Republicans can win without Trump

Liz Cheney, left, with Donald Trump. Jim Watson/AFP/Getty Images

My friendship with Liz Cheney went sour during the Iraq War, says Andrew Sullivan in The Weekly Dish, when her father, Dick, decided “to commit war crimes in the defence of civilisation”. But she’s right that the Republicans are doomed unless they dump Donald Trump. Right now they’re just a “a backward-looking grievance and conspiracy machine”. They need to take a leaf out of Boris Johnson’s “cannier, less rigid” playbook and do what he has done: go right on culture, left on economics. Everywhere in the West now, that’s “the winning formula”. I don’t mean some kind of “revived Christianism. I mean a critical but undeniable love of country and its flawed but inspiring history.” A focus on “common humanity” would be a bigger election booster than the obsession with group identity shared by both the modern left and the radical right.   

We should pick the best of Biden and Trump, which means big stimulus cheques for working-class families, but a Trump-like nod to the “culturally left-behind”. Republicans should mock and defy the language police, defend trans rights without adopting absurd gender ideology and “lacerate” Biden’s border shambles.

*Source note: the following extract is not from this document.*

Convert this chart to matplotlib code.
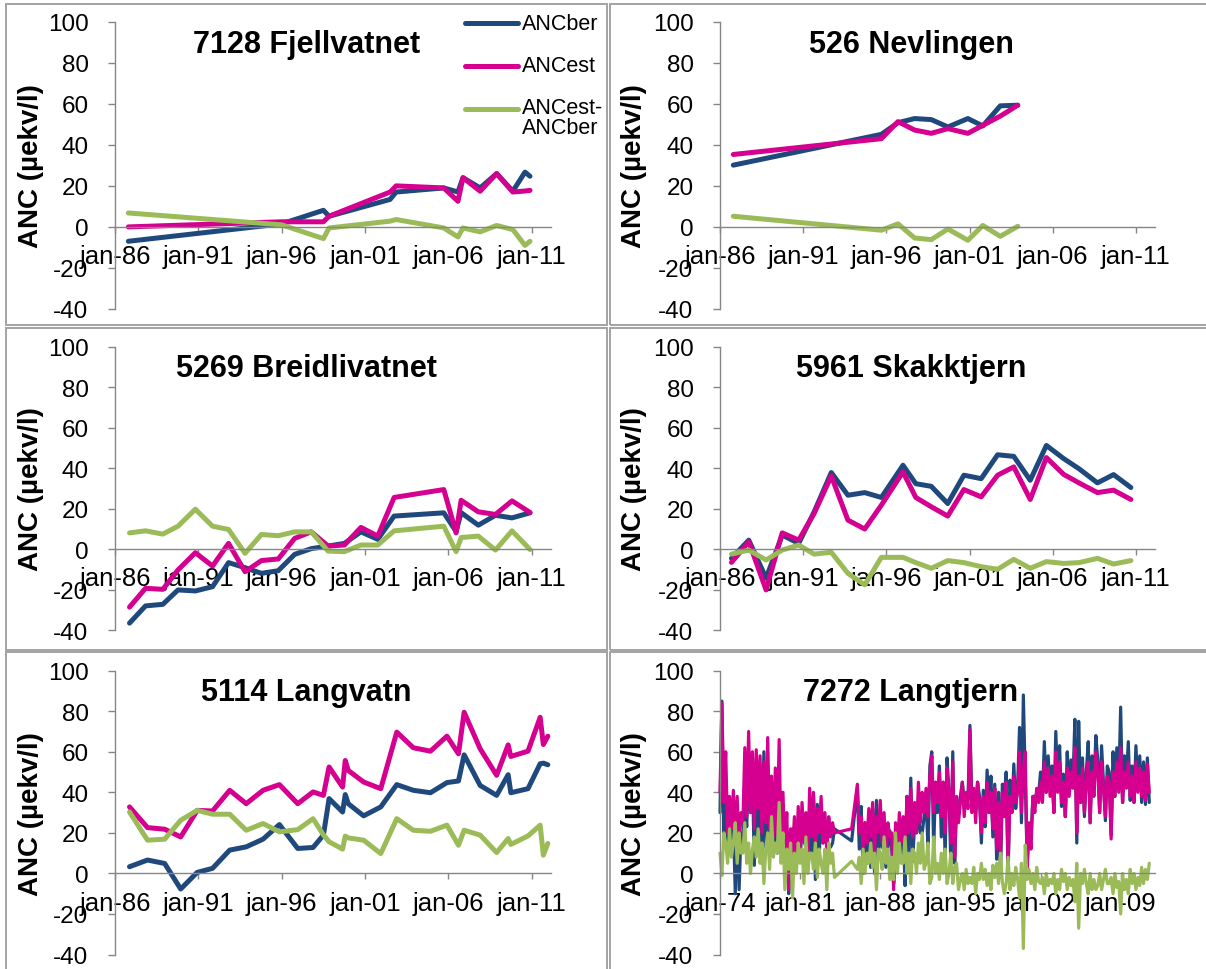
import numpy as np
import matplotlib
matplotlib.use('Agg')
import matplotlib.pyplot as plt
from matplotlib.patches import Rectangle
from matplotlib.lines import Line2D

plt.rcParams['font.family'] = ['Liberation Sans', 'DejaVu Sans']

W, H = 1206, 970
BLUE = '#1F497D'
PINK = '#D5008F'
GREEN = '#9BBB59'
AXC = '#868686'

series_names = ['ANCber', 'ANCest', 'ANCest-\nANCber']

# ---------------- 7128 Fjellvatnet ----------------
fj_year = [1986.8, 1996.0, 1998.5, 1998.84, 2002.5, 2002.86, 2005.72, 2006.57,
           2006.87, 2007.9, 2008.89, 2009.86, 2010.59, 2010.89]
fj_ber = [-7.0, 1.5, 8.1, 5.2, 13.4, 17.0, 19.0, 17.0, 24.0, 19.0, 26.0, 17.4, 26.7, 24.7]
fj_est = [0.0, 2.5, 2.5, 5.2, 17.0, 20.0, 19.0, 12.5, 24.0, 17.4, 26.0, 17.0, 17.5, 17.8]
fj_diff = [6.8, 1.0, -5.7, -0.5, 2.8, 3.6, -0.5, -4.9, -0.5, -2.4, 0.7, -1.3, -9.0, -7.0]

# ---------------- 526 Nevlingen ----------------
nv_year = [1986.8, 1995.7, 1996.7, 1997.7, 1998.7, 1999.7, 2000.9, 2001.8, 2002.85, 2003.9]
nv_ber = [30.1, 45.1, 50.8, 52.8, 52.3, 48.7, 52.8, 49.2, 59.0, 59.3]
nv_est = [35.3, 43.0, 51.3, 47.2, 45.6, 47.9, 45.6, 49.5, 54.0, 59.3]
nv_diff = [5.2, -1.6, 1.5, -5.4, -6.2, -1.0, -6.5, 0.7, -4.6, 0.3]

# ---------------- 5269 Breidlivatnet ----------------
br_year = [1986.87, 1987.83, 1988.87, 1989.78, 1990.82, 1991.85, 1992.81, 1993.8,
           1994.78, 1995.79, 1996.78, 1997.77, 1998.78, 1999.76, 2000.75, 2001.76,
           2002.74, 2005.72, 2006.46, 2006.76, 2007.79, 2008.82, 2009.81, 2010.89]
br_ber = [-36.6, -28.1, -27.3, -20.2, -20.7, -18.6, -6.7, -9.2, -12.0, -10.7, -2.6, 0.2,
          1.5, 2.8, 8.5, 4.8, 16.3, 17.9, 8.7, 18.0, 11.8, 16.7, 15.4, 17.9]
br_est = [-28.7, -19.4, -19.9, -10.3, -1.8, -8.4, 2.8, -11.2, -5.7, -4.9, 5.3, 8.5,
          1.5, 2.0, 10.7, 6.4, 25.5, 29.4, 8.0, 24.1, 18.4, 17.1, 23.8, 18.1]
br_diff = [8.0, 9.0, 7.4, 11.3, 19.7, 11.3, 9.7, -2.1, 7.2, 6.6, 8.5, 8.5,
           -1.0, -1.3, 2.0, 2.0, 9.0, 11.3, -1.3, 5.7, 6.4, -0.5, 9.0, -0.2]

# ---------------- 5961 Skakktjern ----------------
sk_year = [1986.69, 1987.73, 1988.77, 1989.74, 1990.73, 1991.66, 1992.69, 1993.69,
           1994.7, 1995.7, 1997.0, 1997.77, 1998.7, 1999.69, 2000.66, 2001.7,
           2002.69, 2003.66, 2004.65, 2005.62, 2006.66, 2007.58, 2008.69, 2009.66, 2010.7]
sk_ber = [-4.6, 4.4, -14.4, 6.9, 2.8, 18.4, 37.8, 26.6, 27.9, 25.5, 41.4, 32.3, 31.0,
          22.5, 36.5, 34.8, 46.6, 45.8, 34.0, 51.2, 44.7, 39.7, 32.7, 36.8, 30.4]
sk_est = [-6.6, 3.6, -20.2, 8.0, 4.4, 17.6, 36.1, 14.3, 9.9, 21.7, 38.1, 25.5, 20.9,
          16.3, 29.4, 25.8, 36.5, 40.6, 24.5, 45.2, 36.9, 32.7, 27.9, 29.1, 24.5]
sk_diff = [-2.5, -0.5, -5.4, -0.5, 2.0, -2.5, -1.6, -12.0, -17.7, -4.1, -4.1, -6.7, -9.5,
           -5.7, -6.7, -8.7, -10.0, -5.1, -9.5, -6.2, -7.1, -6.7, -4.6, -7.4, -5.7]

# ---------------- 5114 Langvatn ----------------
lv_year = [1986.87, 1987.95, 1988.98, 1989.94, 1990.93, 1991.85, 1992.88, 1993.87,
           1994.88, 1995.86, 1996.96, 1997.88, 1998.5, 1998.84, 1999.65, 1999.81,
           1999.99, 2000.91, 2001.94, 2002.9, 2003.89, 2004.92, 2005.91, 2006.6,
           2006.94, 2007.9, 2008.89, 2009.58, 2009.74, 2010.77, 2011.5, 2011.69, 2011.96]
lv_ber = [3.3, 6.6, 4.9, -7.7, 0.5, 2.5, 11.5, 13.1, 16.9, 24.1, 12.3, 12.8, 18.9,
          36.9, 30.3, 38.9, 34.4, 28.4, 32.8, 43.8, 41.0, 39.8, 44.8, 45.6, 58.5,
          43.4, 38.5, 48.7, 39.8, 41.8, 54.1, 54.4, 53.6]
lv_est = [32.8, 22.6, 21.8, 18.0, 31.1, 30.8, 41.0, 34.4, 41.0, 43.8, 34.4, 40.2, 38.5,
          52.5, 42.6, 55.7, 50.8, 45.1, 41.8, 69.7, 62.0, 60.3, 67.7, 59.0, 79.5,
          61.5, 48.4, 63.4, 57.7, 60.3, 77.0, 63.6, 67.7]
lv_diff = [30.3, 16.4, 16.9, 26.2, 31.1, 29.2, 29.2, 21.3, 24.6, 20.5, 21.6, 27.0, 19.0,
           15.6, 12.0, 18.4, 17.5, 16.4, 9.8, 27.0, 21.3, 20.8, 23.8, 13.9, 21.3,
           18.9, 10.3, 17.2, 14.3, 18.5, 23.8, 9.0, 14.8]

# ---------------- 7272 Langtjern (sampled 6 times a year) ----------------
lt_est_early = [40, 84, 35, 60, 20, 38,
                22, 41, 15, 38, 12, 30,
                25, 62, 28, 70, 30, 60,
                22, 61, 32, 58, 20, 55,
                25, 67, 22, 48, 18, 52,
                20, 66, 15, 40, 10, 30,
                -8, 22, 10, 28, 5, 33,
                12, 35, 15, 30, 8, 42,
                18, 40, 12, 32, 20, 38,
                15, 30, 10, 28, 18, 25,
                20, 22]
lt_diff_early = [10, -1, 20, 15, 5, 22,
                 8, 15, 25, 5, 20, 10,
                 10, 25, 5, 15, 0, 12,
                 18, 8, 22, 5, 15, -5,
                 12, 20, 2, 28, 8, 15,
                 10, 35, 5, 20, -8, 12,
                 2, 15, -12, 10, 0, 15,
                 5, 12, -5, 18, 0, 10,
                 10, 2, 15, -2, 12, 5,
                 0, 12, -8, 15, 5, 10,
                 -2, 6]
lt_ber_early = [30, 85, 15, 45, 15, 16,
                14, 26, -10, 33, -8, 20,
                15, 37, 23, 55, 30, 48,
                4, 53, 10, 53, 5, 60,
                13, 47, 20, 20, 10, 37,
                10, 31, 10, 20, 18, 18,
                -10, 7, 22, 18, 5, 18,
                7, 23, 20, 12, 8, 32,
                8, 38, -3, 34, 8, 33,
                15, 18, 18, 13, 13, 15,
                22, 16]
lt_est_late = [44, 20, 28, 12, 25, 15,
               32, 18, 35, 10, 28, 20,
               36, 15, 30, 8, 25, 18,
               20, -8, 25, 10, 30, 15,
               28, 12, 38, 20, 42, 18,
               35, 20, 45, 25, 40, 30,
               42, 28, 48, 58, 30, 45,
               35, 50, 28, 45, 20, 52,
               40, 15, 55, 8, 38, 25,
               35, 45, 28, 40, 32, 71,
               30, 42, 25, 45, 35, 20,
               38, 25, 45, 30, 40, 22,
               42, 12, 35, 8, 40, 28,
               45, 5, 38, 30, 48, 35,
               40, 60, 30, 51, 60, 2,
               25, 12, 38, 30, 42, 35,
               45, 35, 55, 40, 52, 38,
               48, 30, 60, 40, 55, 35,
               45, 28, 52, 38, 50, 42,
               62, 20, 48, 35, 52, 30,
               45, 55, 25, 50, 38, 60,
               50, 30, 55, 42, 28, 48,
               45, 17, 50, 38, 55, 40,
               62, 35, 50, 42, 55, 38,
               48, 35, 55, 40, 52, 38,
               50, 36, 54, 40]
lt_diff_late = [2, 8, -5, 12, 0, 10,
                5, 15, 3, 10, -8, 12,
                10, 2, 18, 5, 12, -3,
                8, -3, 20, 0, 15, 5,
                5, 18, 0, 10, -5, 12,
                10, 0, 15, 5, 20, 2,
                5, 15, -5, -2, 18, 0,
                5, -3, 10, 0, 12, -5,
                0, 10, -5, 3, 5, -8,
                -3, 0, -8, 2, -5, -2,
                -5, 3, -10, 0, -3, 5,
                -3, 2, -6, 0, -8, 4,
                -2, 5, -5, 10, -4, -10,
                -5, 8, -8, 0, -6, 3,
                -3, -12, 5, -37, 14, -3,
                2, -5, 0, -8, 3, -4,
                -5, -2, -10, 0, -6, -3,
                -5, 0, -10, -3, -8, 2,
                -4, 0, -8, -2, -6, -3,
                -14, 5, -27, 0, -5, 2,
                -5, -10, 0, -8, -3, -8,
                -6, 0, -8, -3, 2, -5,
                -5, -2, -10, 0, -7, -4,
                -20, 0, -8, -3, -10, 2,
                -5, 0, -8, -2, -6, 3,
                -5, 2, -3, 5]
lt_ber_late = [42, 12, 33, 0, 25, 5,
               27, 3, 32, 0, 36, 8,
               26, 13, 12, 3, 13, 21,
               12, -5, 5, 10, 15, 10,
               23, -6, 38, 10, 47, 6,
               25, 20, 30, 20, 20, 28,
               37, 13, 53, 60, 12, 45,
               30, 53, 18, 45, 8, 57,
               40, 5, 60, 5, 33, 33,
               38, 45, 36, 38, 37, 73,
               35, 39, 35, 45, 38, 15,
               41, 23, 51, 30, 48, 18,
               44, 7, 40, -2, 44, 38,
               50, -3, 46, 30, 54, 32,
               43, 72, 25, 88, 46, 5,
               23, 17, 38, 38, 39, 39,
               50, 37, 65, 40, 58, 41,
               53, 30, 70, 43, 63, 33,
               49, 28, 60, 40, 56, 45,
               76, 15, 75, 35, 57, 28,
               50, 65, 25, 58, 41, 68,
               56, 30, 63, 45, 26, 53,
               50, 19, 60, 38, 62, 44,
               82, 35, 58, 45, 65, 36,
               53, 35, 63, 42, 58, 35,
               55, 34, 57, 35]
# sampling schedule: every 2 months 1974-1984, one sample mid-1985, every 2 months from 1986
lt_year = list(1974 + np.arange(61) / 6) + [1985.5] + list(1986 + np.arange(len(lt_est_late)) / 6)
lt_ber = lt_ber_early + lt_ber_late
lt_est = lt_est_early + lt_est_late
lt_diff = lt_diff_early + lt_diff_late

# ---------------- axes ticks ----------------
y_ticks = [-40, -20, 0, 20, 40, 60, 80, 100]
x_ticks_std = [1986, 1991, 1996, 2001, 2006, 2011]
x_labels_std = ['jan-86', 'jan-91', 'jan-96', 'jan-01', 'jan-06', 'jan-11']
x_ticks_lt = [1974, 1981, 1988, 1995, 2002, 2009]
x_labels_lt = ['jan-74', 'jan-81', 'jan-88', 'jan-95', 'jan-02', 'jan-09']

fig = plt.figure(figsize=(W / 100, H / 100), dpi=100)

# chart-area borders (pixel boxes: left, top, right, bottom)
borders = [(6, 5, 607, 326), (610, 5, 1215, 326),
           (6, 329, 607, 651), (610, 329, 1215, 651),
           (6, 653, 607, 985), (610, 653, 1215, 985)]
for (l, t, r, b) in borders:
    fig.add_artist(Rectangle((l / W, 1 - b / H), (r - l) / W, (b - t) / H,
                             transform=fig.transFigure, fill=False,
                             edgecolor='#A3A3A3', lw=1.4))

panels = [
    (0, 0, '7128 Fjellvatnet', fj_year, fj_ber, fj_est, fj_diff, 'std', 3.6),
    (1, 0, '526 Nevlingen', nv_year, nv_ber, nv_est, nv_diff, 'std', 3.6),
    (0, 1, '5269 Breidlivatnet', br_year, br_ber, br_est, br_diff, 'std', 3.6),
    (1, 1, '5961 Skakktjern', sk_year, sk_ber, sk_est, sk_diff, 'std', 3.6),
    (0, 2, '5114 Langvatn', lv_year, lv_ber, lv_est, lv_diff, 'std', 3.6),
    (1, 2, '7272 Langtjern', lt_year, lt_ber, lt_est, lt_diff, 'lt', 2.3),
]

col_x = [(115, 551), (720, 1155)]
row_y = [(22.7, 310.0), (347.7, 631.0), (671.7, 955.5)]
title_cx = [306.5, 911.0]
title_cy = [45, 369, 693]
ylabel_cx = [31.5, 634.5]

for col, row, title, yrs, ber, est, diff, kind, lw in panels:
    x0, x1 = col_x[col]
    yt, yb = row_y[row]
    ax = fig.add_axes([x0 / W, 1 - yb / H, (x1 - x0) / W, (yb - yt) / H])
    ax.patch.set_alpha(0)
    ax.set_axisbelow(True)
    for s in ('top', 'right'):
        ax.spines[s].set_visible(False)
    ax.spines['bottom'].set_position(('data', 0))
    for s in ('left', 'bottom'):
        ax.spines[s].set_color(AXC)
        ax.spines[s].set_linewidth(1.0)

    for vals, c in ((ber, BLUE), (est, PINK), (diff, GREEN)):
        ax.plot(yrs, vals, color=c, lw=lw, solid_joinstyle='round',
                solid_capstyle='round', clip_on=False)

    if kind == 'std':
        ax.set_xlim(1986.0, 2012.15)
        ax.set_xticks(x_ticks_std)
        ax.set_xticklabels(x_labels_std)
    else:
        ax.set_xlim(1974.0, 2012.0)
        ax.set_xticks(x_ticks_lt)
        ax.set_xticklabels(x_labels_lt)
    ax.set_ylim(-40, 100)
    ax.set_yticks(y_ticks)
    ax.set_yticklabels([str(v) for v in y_ticks])
    ax.tick_params(axis='y', direction='out', length=5, width=1.0, color=AXC,
                   pad=14, labelsize=17.5, labelcolor='black')
    ax.tick_params(axis='x', direction='out', length=4.5, width=1.0, color=AXC,
                   pad=8, labelsize=18.5, labelcolor='black')

    ax.set_ylabel('ANC (µekv/l)', fontsize=20, fontweight='bold', va='center')
    ax.yaxis.set_label_coords((ylabel_cx[col] - x0) / (x1 - x0), 0.5)

    fig.text(title_cx[col] / W, 1 - title_cy[row] / H, title, ha='center',
             va='center', fontsize=22, fontweight='bold')

# legend (top-left chart)
leg_y = [24.3, 66.7, 109.5]
for name, c, y in zip(series_names, (BLUE, PINK, GREEN), leg_y):
    fig.add_artist(Line2D([465 / W, 518 / W], [1 - y / H, 1 - y / H],
                          transform=fig.transFigure, color=c, lw=3.6,
                          solid_capstyle='round'))
    if '\n' in name:
        fig.text(522 / W, 1 - (y - 12) / H, name, ha='left', va='top',
                 fontsize=15.5, linespacing=1.0)
    else:
        fig.text(522 / W, 1 - y / H, name, ha='left', va='center', fontsize=15.5)

fig.savefig('out.png', dpi=100)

They should make the case for reforming, not defunding, the police, while reminding people that tolerance of crime is “deadlier to black lives than police abuse, even as that abuse remains inexcusable”. All they need to win is a figurehead less toxic to moderates than Trump – “and a few f***-ups from Biden”.

Why it matters This week the GOP voted to remove Cheney as its leader in the House of Representatives after she tried – and failed – to move the party away from the “stolen election” conspiracy theory. “Ignoring the lie emboldens the lie,” she warned Congress. What a “bitter, horrible human being”, Trump said in response.